Ce n'est pas la critique des media qui me parait déplaisante, mais les raisons pour lesquelles elle est mise en branle. M. Jourde est mécontent, parce que, sur le sujet des "grèves" et des universités occupées (en fait, les seules universités de lettres ou de sciences et de droit - un peu), la presse et les media, en l'occurrence les seuls Monde, Figaro, Valeurs actuelles, ne se font pas les chambres d'enregistrement ou les chambres d'échos (les autres, les bons media, Libé, Le NO, l'Huma, si : ils résonnent sans jamais raisonner) des coordinations ou des collectifs aux noms grotesques par leur grandiloquence ou loufoques, qui auraient fait hurler de rire Muray : "Sauvons la recherche", "Sauvons l'Université", etc. (ils n'ont pas osé se nommer Sos-Université ou Sos-Recherche : ça aurait fait, non pas pleurer, mais rigoler les chaumières, comme on dit).

Ce n'est pas le souci de la vérité ou plus modestement la volonté de ne pas mentir qui anime M. Jourde, mais l'esprit de corporation, la chaleur communautaire des supporteurs de football (tous ensemble, tous ensemble, tous contre les méchants), l'esprit collégial : on se serre les coudes, on fait cause commune, on défend les acquis, on appelle à l'unité, on ressuscite la préférence pour ceux qui sont à notre image, on met en avant quelques grands noms qui cachent la masse des Ballordo, Diafoirus, Rullandus (pour les autres noms, cf. nos classiques : Fontenelle, Molière, Rabelais), on tient l'université pour ce qu'elle était au Moyen Age et conformément au sens de ce mot dans la langue latine d'alors, à savoir pour une "communauté" chaude, unie, solidaire contre les méchants de l'extérieur, etc.
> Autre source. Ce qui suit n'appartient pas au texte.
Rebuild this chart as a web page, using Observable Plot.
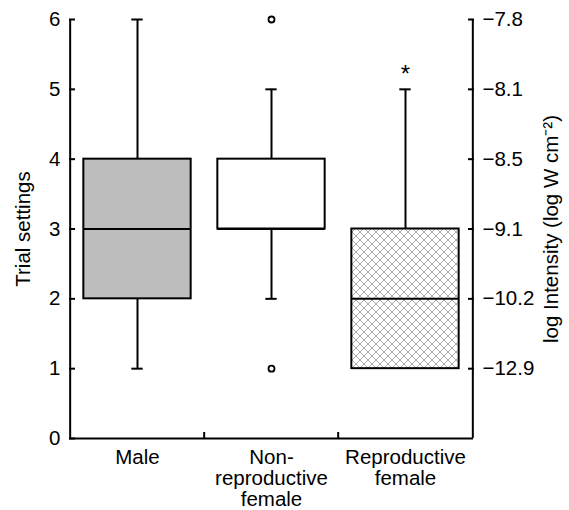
<!DOCTYPE html>
<html>
<head>
<meta charset="utf-8">
<script src="https://cdn.jsdelivr.net/npm/d3@7"></script>
<script src="https://cdn.jsdelivr.net/npm/@observablehq/plot@0.6"></script>
<style>
  html, body { margin: 0; padding: 0; background: white; }
</style>
</head>
<body>
<script>
const categories = ["Male", "Non-reproductive female", "Reproductive female"];
const categoryLabels = ["Male", "Non-\nreproductive\nfemale", "Reproductive\nfemale"];
const q1 = [2, 3, 1];
const median = [3, 3, 2];
const q3 = [4, 4, 3];
const whiskerLow = [1, 2, 1];
const whiskerHigh = [6, 5, 5];
const outlierGroup = ["Non-reproductive female", "Non-reproductive female"];
const outlierValue = [6, 1];
const significant = ["Reproductive female"];
const leftTicks = [0, 1, 2, 3, 4, 5, 6];
const rightTicks = [1, 2, 3, 4, 5, 6];
const rightTickLabels = ["\u221212.9", "\u221210.2", "\u22129.1", "\u22128.5", "\u22128.1", "\u22127.8"];

const boxes = categories.map((c, i) => ({
  cat: c, q1: q1[i], median: median[i], q3: q3[i], lo: whiskerLow[i], hi: whiskerHigh[i]
}));
const outliers = outlierGroup.map((g, i) => ({cat: g, v: outlierValue[i]}));

const W = 569, H = 510;
const mL = 69, mR = 96, mT = 19, mB = 72;
const step = (W - mL - mR) / categories.length;
const boxW = 108, capW = 12;
const boxInset = (step - boxW) / 2;
const capInset = (step - capW) / 2;
const FS = 20.5;

const hatchDefs = () => {
  const defs = document.createElementNS("http://www.w3.org/2000/svg", "defs");
  defs.innerHTML = `<pattern id="hatch" patternUnits="userSpaceOnUse" width="8" height="8">
    <rect width="8" height="8" fill="white"/>
    <path d="M0,0L8,8M8,0L0,8M-1,7L1,9M7,-1L9,1M-1,1L1,-1M7,9L9,7" stroke="#a0a0a0" stroke-width="0.9"/>
  </pattern>`;
  return defs;
};

const plot = Plot.plot({
  width: W,
  height: H,
  marginLeft: mL,
  marginRight: mR,
  marginTop: mT,
  marginBottom: mB,
  style: {fontFamily: "'Liberation Sans', Arial, Helvetica, sans-serif", fontSize: FS + "px", background: "white", color: "black"},
  x: {type: "band", domain: categories, padding: 0},
  y: {domain: [0, 6]},
  color: {type: "identity"},
  marks: [
    hatchDefs,
    // whiskers
    Plot.ruleX(boxes, {x: "cat", y1: "q3", y2: "hi", strokeWidth: 2}),
    Plot.ruleX(boxes, {x: "cat", y1: "lo", y2: "q1", strokeWidth: 2}),
    Plot.tickY(boxes, {x: "cat", y: "hi", insetLeft: capInset, insetRight: capInset, strokeWidth: 2}),
    Plot.tickY(boxes, {x: "cat", y: "lo", filter: d => d.lo < d.q1, insetLeft: capInset, insetRight: capInset, strokeWidth: 2}),
    // boxes
    Plot.barY(boxes, {
      x: "cat", y1: "q1", y2: "q3",
      fill: d => ({"Male": "#bdbdbd", "Non-reproductive female": "white", "Reproductive female": "url(#hatch)"})[d.cat],
      stroke: "black", strokeWidth: 2, insetLeft: boxInset, insetRight: boxInset
    }),
    Plot.tickY(boxes, {x: "cat", y: "median", insetLeft: boxInset, insetRight: boxInset, strokeWidth: 2}),
    // outliers
    Plot.dot(outliers, {x: "cat", y: "v", r: 3, stroke: "black", strokeWidth: 1.8, fill: "white"}),
    // significance marker
    Plot.text(significant, {
      x: d => d,
      y: d => whiskerHigh[categories.indexOf(d)] + 0.22,
      text: () => "*", fontSize: 24, lineAnchor: "middle"
    }),
    // frame lines (left, right, bottom)
    Plot.ruleY([0], {strokeWidth: 2}),
    Plot.ruleX([categories[0]], {y1: 0, y2: 6, dx: -step / 2, strokeWidth: 2}),
    Plot.ruleX([categories[categories.length - 1]], {y1: 0, y2: 6, dx: step / 2, strokeWidth: 2}),
    // left axis: inward ticks + labels
    Plot.axisY(leftTicks, {anchor: "left", tickSize: 6, dx: 6, fill: "none", strokeWidth: 2, label: null}),
    Plot.axisY(leftTicks, {anchor: "left", tickSize: 0, tickPadding: 9, tickFormat: d => String(d), label: null}),
    // right axis
    Plot.axisY(rightTicks, {anchor: "right", tickSize: 6, dx: -6, fill: "none", strokeWidth: 2, label: null}),
    Plot.axisY(rightTicks, {anchor: "right", tickSize: 0, tickPadding: 9,
      tickFormat: d => rightTickLabels[rightTicks.indexOf(d)], label: null}),
    // bottom boundary ticks (between categories)
    Plot.axisX(categories.slice(1), {anchor: "bottom", tickSize: 6, dy: -6, dx: -step / 2, fill: "none", strokeWidth: 2, label: null}),
    // category labels
    Plot.text(categories, {
      x: d => d, frameAnchor: "bottom", dy: 11, lineAnchor: "top", lineHeight: 1.02,
      textAnchor: "middle", text: d => categoryLabels[categories.indexOf(d)], fontSize: FS
    }),
    // axis titles
    Plot.text(["Trial settings"], {frameAnchor: "left", dx: -46, rotate: -90, textAnchor: "middle", lineAnchor: "middle", fontSize: FS, text: d => d}),
    Plot.text(["log Intensity (log W cm\u207B\u00B2)"], {frameAnchor: "right", dx: 78, rotate: -90, textAnchor: "middle", lineAnchor: "middle", fontSize: FS, text: d => d})
  ]
});

document.body.append(plot);
</script>
</body>
</html>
Ce mot "communauté" (appel à la communauté, défendre la communauté, etc.), parfois suivi de l'épithète "universitaire", conclut de nombreux messages que je reçois de la part de membres du PCF ou de la LCR, de marxistes léninistes convaincus - ceux qui, en bonne théorie (marxiste), devraient être les plus hostiles aux communautés.
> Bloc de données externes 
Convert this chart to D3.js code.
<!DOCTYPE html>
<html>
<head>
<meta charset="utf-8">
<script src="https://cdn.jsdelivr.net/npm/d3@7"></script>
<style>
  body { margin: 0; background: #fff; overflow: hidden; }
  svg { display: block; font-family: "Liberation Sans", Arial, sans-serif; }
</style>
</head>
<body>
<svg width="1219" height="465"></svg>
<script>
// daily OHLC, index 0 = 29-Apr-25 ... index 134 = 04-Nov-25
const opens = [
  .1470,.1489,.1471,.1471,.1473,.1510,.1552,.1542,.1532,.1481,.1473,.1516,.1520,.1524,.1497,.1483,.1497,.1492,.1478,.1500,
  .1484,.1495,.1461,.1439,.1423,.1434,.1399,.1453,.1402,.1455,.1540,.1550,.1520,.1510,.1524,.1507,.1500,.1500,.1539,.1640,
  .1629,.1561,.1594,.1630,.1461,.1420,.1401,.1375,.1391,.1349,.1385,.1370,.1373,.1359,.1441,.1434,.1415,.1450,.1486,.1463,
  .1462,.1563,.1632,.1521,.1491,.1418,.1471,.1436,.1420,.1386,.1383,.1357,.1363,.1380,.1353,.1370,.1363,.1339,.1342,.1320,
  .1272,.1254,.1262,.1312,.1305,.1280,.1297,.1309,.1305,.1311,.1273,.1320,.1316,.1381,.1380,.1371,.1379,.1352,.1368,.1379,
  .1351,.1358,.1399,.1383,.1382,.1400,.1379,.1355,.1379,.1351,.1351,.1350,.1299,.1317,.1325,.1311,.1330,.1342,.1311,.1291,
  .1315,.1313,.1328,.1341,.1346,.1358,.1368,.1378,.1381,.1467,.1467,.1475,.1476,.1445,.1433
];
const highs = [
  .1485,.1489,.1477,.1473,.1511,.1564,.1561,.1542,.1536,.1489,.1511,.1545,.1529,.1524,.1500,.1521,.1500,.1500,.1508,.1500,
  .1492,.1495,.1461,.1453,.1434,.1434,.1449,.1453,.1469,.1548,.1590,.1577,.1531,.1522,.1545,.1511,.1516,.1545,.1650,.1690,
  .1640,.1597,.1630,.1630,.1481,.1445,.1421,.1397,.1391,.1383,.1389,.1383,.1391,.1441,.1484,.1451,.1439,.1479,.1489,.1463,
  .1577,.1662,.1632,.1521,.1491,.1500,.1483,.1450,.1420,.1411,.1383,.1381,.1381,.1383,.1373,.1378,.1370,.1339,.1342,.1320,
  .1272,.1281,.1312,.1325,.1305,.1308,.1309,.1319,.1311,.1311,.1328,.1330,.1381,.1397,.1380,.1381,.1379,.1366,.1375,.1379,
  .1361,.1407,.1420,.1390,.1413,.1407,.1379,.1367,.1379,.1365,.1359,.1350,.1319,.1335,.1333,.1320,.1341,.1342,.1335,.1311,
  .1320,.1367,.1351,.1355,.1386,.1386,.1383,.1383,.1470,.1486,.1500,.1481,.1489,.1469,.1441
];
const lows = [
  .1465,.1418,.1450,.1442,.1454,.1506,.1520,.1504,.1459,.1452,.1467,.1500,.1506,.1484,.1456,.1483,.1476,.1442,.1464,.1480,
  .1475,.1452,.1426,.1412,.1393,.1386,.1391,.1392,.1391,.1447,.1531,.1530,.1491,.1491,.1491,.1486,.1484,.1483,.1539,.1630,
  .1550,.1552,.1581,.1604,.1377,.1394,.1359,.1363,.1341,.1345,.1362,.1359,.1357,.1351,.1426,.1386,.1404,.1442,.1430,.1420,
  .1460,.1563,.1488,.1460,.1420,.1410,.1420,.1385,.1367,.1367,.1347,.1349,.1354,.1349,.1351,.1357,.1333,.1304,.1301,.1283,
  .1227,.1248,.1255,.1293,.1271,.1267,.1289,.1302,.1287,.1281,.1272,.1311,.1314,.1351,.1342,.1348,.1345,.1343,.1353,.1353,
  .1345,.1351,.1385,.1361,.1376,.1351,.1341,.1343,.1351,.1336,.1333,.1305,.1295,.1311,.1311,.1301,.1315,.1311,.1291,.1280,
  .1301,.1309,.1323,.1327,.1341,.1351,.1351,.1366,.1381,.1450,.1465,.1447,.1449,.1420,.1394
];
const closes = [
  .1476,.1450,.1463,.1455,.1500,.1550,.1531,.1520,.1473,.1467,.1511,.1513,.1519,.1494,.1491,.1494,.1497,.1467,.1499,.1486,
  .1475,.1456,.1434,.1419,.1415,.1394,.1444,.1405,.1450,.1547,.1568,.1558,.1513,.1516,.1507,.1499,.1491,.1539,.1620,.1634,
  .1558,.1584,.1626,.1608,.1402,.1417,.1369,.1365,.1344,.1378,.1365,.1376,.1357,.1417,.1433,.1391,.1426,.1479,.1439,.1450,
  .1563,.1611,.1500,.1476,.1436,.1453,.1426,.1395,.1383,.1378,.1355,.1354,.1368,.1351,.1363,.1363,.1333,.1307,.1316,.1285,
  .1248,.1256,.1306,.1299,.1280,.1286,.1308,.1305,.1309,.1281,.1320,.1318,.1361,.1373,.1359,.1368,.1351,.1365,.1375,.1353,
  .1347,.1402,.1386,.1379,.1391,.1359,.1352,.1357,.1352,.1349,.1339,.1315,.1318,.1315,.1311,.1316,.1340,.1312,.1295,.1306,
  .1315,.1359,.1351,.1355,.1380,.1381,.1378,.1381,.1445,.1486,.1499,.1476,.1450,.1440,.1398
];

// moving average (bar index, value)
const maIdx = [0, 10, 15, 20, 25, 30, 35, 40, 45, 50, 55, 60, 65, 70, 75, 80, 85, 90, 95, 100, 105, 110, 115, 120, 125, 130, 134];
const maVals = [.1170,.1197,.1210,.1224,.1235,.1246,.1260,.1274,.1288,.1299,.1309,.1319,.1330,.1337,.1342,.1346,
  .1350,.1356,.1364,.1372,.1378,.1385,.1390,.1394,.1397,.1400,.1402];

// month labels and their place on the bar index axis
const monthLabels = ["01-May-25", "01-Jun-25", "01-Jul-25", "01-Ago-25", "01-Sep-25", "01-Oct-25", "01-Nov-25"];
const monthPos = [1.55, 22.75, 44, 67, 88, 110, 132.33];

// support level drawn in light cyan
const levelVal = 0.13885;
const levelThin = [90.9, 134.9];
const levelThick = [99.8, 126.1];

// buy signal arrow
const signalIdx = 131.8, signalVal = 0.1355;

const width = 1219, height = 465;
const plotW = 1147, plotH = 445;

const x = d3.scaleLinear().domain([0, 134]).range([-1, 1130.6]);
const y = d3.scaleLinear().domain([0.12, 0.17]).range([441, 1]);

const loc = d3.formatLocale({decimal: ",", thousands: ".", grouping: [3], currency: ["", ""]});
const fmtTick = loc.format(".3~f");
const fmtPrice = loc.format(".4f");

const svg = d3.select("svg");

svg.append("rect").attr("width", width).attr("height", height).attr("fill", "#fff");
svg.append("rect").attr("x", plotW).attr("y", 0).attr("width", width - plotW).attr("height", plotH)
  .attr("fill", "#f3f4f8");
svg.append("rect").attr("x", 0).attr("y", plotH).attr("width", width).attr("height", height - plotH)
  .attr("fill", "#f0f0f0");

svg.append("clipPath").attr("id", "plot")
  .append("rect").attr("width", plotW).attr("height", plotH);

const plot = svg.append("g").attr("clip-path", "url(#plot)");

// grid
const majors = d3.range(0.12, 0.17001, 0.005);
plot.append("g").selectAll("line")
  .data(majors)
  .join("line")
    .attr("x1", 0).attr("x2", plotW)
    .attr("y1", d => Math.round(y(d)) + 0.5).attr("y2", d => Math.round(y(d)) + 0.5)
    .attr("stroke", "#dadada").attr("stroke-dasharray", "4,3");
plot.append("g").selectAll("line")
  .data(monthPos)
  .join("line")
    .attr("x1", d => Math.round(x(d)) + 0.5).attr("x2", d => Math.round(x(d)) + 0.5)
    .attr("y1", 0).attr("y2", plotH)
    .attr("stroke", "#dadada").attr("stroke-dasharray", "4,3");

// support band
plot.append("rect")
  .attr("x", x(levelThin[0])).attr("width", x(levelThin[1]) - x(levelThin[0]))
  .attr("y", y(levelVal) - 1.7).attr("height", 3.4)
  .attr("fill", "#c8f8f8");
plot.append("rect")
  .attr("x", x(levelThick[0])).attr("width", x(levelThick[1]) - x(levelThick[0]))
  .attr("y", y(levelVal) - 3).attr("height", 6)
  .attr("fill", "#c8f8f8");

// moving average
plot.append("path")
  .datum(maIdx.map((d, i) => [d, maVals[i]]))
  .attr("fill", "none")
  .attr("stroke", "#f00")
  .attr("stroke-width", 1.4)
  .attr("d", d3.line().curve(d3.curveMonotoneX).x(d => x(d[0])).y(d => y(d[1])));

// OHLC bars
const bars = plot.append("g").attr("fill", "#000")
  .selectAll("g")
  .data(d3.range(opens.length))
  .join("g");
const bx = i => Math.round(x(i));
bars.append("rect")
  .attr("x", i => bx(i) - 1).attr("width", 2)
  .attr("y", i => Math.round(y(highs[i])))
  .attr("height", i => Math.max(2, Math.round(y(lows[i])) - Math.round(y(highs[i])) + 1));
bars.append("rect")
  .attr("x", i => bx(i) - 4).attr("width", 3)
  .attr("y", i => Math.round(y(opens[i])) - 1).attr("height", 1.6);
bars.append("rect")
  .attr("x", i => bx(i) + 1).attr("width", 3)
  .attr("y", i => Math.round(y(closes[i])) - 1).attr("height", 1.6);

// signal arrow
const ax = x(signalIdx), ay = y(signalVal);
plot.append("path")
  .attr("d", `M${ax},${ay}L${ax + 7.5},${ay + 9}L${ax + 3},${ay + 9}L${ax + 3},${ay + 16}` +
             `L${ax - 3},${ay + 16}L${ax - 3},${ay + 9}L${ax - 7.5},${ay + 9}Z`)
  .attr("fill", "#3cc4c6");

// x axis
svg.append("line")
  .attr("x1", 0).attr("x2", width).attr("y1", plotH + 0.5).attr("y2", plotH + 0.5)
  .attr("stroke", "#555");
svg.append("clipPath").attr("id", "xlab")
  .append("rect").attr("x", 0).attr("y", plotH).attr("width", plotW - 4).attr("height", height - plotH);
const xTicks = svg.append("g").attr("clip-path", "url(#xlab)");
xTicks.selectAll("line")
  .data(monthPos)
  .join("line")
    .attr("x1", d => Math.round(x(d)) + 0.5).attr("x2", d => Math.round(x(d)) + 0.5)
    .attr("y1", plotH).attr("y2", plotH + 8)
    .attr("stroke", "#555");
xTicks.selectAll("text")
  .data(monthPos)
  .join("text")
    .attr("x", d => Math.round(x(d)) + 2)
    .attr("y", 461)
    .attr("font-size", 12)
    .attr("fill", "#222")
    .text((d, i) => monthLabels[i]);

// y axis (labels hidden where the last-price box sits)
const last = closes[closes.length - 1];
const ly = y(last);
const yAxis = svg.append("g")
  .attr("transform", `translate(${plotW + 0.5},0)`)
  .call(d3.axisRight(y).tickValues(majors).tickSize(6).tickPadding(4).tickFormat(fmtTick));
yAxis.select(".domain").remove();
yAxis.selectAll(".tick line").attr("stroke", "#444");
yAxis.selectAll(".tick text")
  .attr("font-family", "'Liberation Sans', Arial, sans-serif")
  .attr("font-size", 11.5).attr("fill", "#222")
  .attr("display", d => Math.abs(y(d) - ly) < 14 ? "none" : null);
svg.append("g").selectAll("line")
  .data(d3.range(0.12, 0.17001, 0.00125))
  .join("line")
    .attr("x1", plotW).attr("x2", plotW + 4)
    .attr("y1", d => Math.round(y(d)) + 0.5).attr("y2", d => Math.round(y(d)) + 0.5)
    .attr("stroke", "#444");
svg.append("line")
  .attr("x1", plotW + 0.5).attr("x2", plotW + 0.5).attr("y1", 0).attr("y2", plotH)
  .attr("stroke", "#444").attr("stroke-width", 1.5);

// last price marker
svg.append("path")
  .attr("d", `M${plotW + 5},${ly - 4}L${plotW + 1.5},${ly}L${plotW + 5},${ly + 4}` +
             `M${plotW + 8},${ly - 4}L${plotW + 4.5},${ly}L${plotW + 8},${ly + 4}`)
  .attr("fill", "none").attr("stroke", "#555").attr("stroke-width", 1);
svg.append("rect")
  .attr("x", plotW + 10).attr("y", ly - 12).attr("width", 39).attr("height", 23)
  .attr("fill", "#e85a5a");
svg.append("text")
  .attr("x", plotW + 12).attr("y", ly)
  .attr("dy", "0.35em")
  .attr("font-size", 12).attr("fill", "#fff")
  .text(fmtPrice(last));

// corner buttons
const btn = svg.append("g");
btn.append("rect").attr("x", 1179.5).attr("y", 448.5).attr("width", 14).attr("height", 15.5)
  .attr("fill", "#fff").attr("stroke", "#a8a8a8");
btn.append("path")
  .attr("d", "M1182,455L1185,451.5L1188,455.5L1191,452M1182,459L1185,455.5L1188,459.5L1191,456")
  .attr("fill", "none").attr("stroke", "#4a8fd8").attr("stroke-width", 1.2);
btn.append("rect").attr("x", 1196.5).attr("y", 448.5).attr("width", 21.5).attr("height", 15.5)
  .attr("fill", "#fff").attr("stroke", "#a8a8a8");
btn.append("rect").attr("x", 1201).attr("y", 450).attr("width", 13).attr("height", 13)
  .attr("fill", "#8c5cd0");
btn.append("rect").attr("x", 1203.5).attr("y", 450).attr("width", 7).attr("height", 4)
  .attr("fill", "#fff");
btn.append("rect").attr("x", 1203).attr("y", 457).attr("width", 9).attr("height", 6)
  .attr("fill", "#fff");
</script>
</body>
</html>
En bref, c'est à un exercice de défense et d'illustration de l'esprit de corporation que se livre M. Jourde.

Pour savoir tout le mal que je pense des "communautés", lire le projet de loi (plus ou moins constitutionnelle) du 10 juillet 1940 : article 5, je crois, ou 7, en tout cas, au tout début de la loi.
Je ne suis pas sûre cependant que le réforme soit très bonne, ou même bonne. Je connais une autre réforme mise en branle par le gouvernement qui me paraît très décevante et dans la méthode et sur le fond.
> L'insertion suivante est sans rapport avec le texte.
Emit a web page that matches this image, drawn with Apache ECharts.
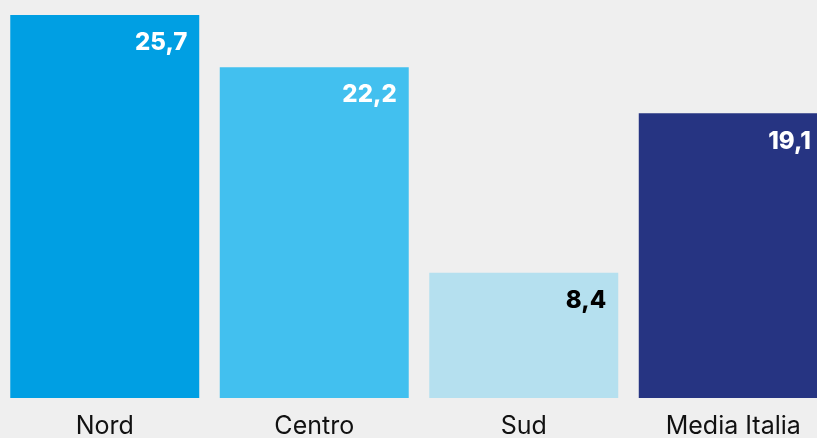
<!DOCTYPE html>
<html>
<head>
<meta charset="utf-8">
<script src="https://cdn.jsdelivr.net/npm/echarts@6/dist/echarts.min.js"></script>
<style>
  html, body { margin: 0; padding: 0; background: #efefef; }
  #chart { width: 817px; height: 438px; }
</style>
</head>
<body>
<div id="chart"></div>
<script>
// dati
var categories = ['Nord', 'Centro', 'Sud', 'Media Italia'];
var values = [25.7, 22.2, 8.4, 19.1];

// colori delle barre e delle etichette
var barColors = ['#009fe3', '#42c0ef', '#b5e0ef', '#263482'];
var labelColors = ['#ffffff', '#ffffff', '#000000', '#ffffff'];

var chart = echarts.init(document.getElementById('chart'));

var option = {
  backgroundColor: '#efefef',
  animation: false,
  grid: { left: 0, top: 15, bottom: 40, width: 838, outerBoundsMode: 'none', containLabel: false },
  xAxis: {
    type: 'category',
    data: categories,
    axisLine: { show: false },
    axisTick: { show: false },
    axisLabel: {
      color: '#111',
      fontFamily: 'Inter',
      fontSize: 25,
      margin: 16,
      interval: 0,
      hideOverlap: false
    }
  },
  yAxis: {
    type: 'value',
    min: 0,
    max: 25.7,
    show: false
  },
  series: [{
    type: 'bar',
    barCategoryGap: '9.8%',
    data: values.map(function (v, i) {
      return {
        value: v,
        itemStyle: { color: barColors[i] },
        // l'ultima barra esce dal riquadro, sposto un po' l'etichetta
        label: { color: labelColors[i], offset: i === 3 ? [-5, 4] : [0, 4] }
      };
    }),
    label: {
      show: true,
      position: 'insideTopRight',
      distance: 12,
      fontFamily: 'Inter',
      fontWeight: 800,
      fontSize: 24,
      formatter: function (p) {
        return p.value.toFixed(1).replace('.', ',');
      }
    }
  }]
};

chart.setOption(option);
</script>
</body>
</html>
En ce qui concerne la critique du localisme et d'un certain arbitraire potentiel n'y a-t-il aucune crainte ?

Citation :

" la réforme Pécresse consiste pour l’essentiel à donner tous pouvoirs aux présidents, c’est-à-dire à aggraver le localisme qui mine la qualité de l’université française et le niveau de son recrutement."

"Ce que le ministère appelle évaluation n’est qu’une usine à gaz totalement irréaliste, destinée à récompenser les plus serviles, qui n’aboutirait, au prix d’une déperdition d’énergie monstrueuse, qu’à susciter une multiplication d’articles creux au lieu de favoriser la recherche fondamentale."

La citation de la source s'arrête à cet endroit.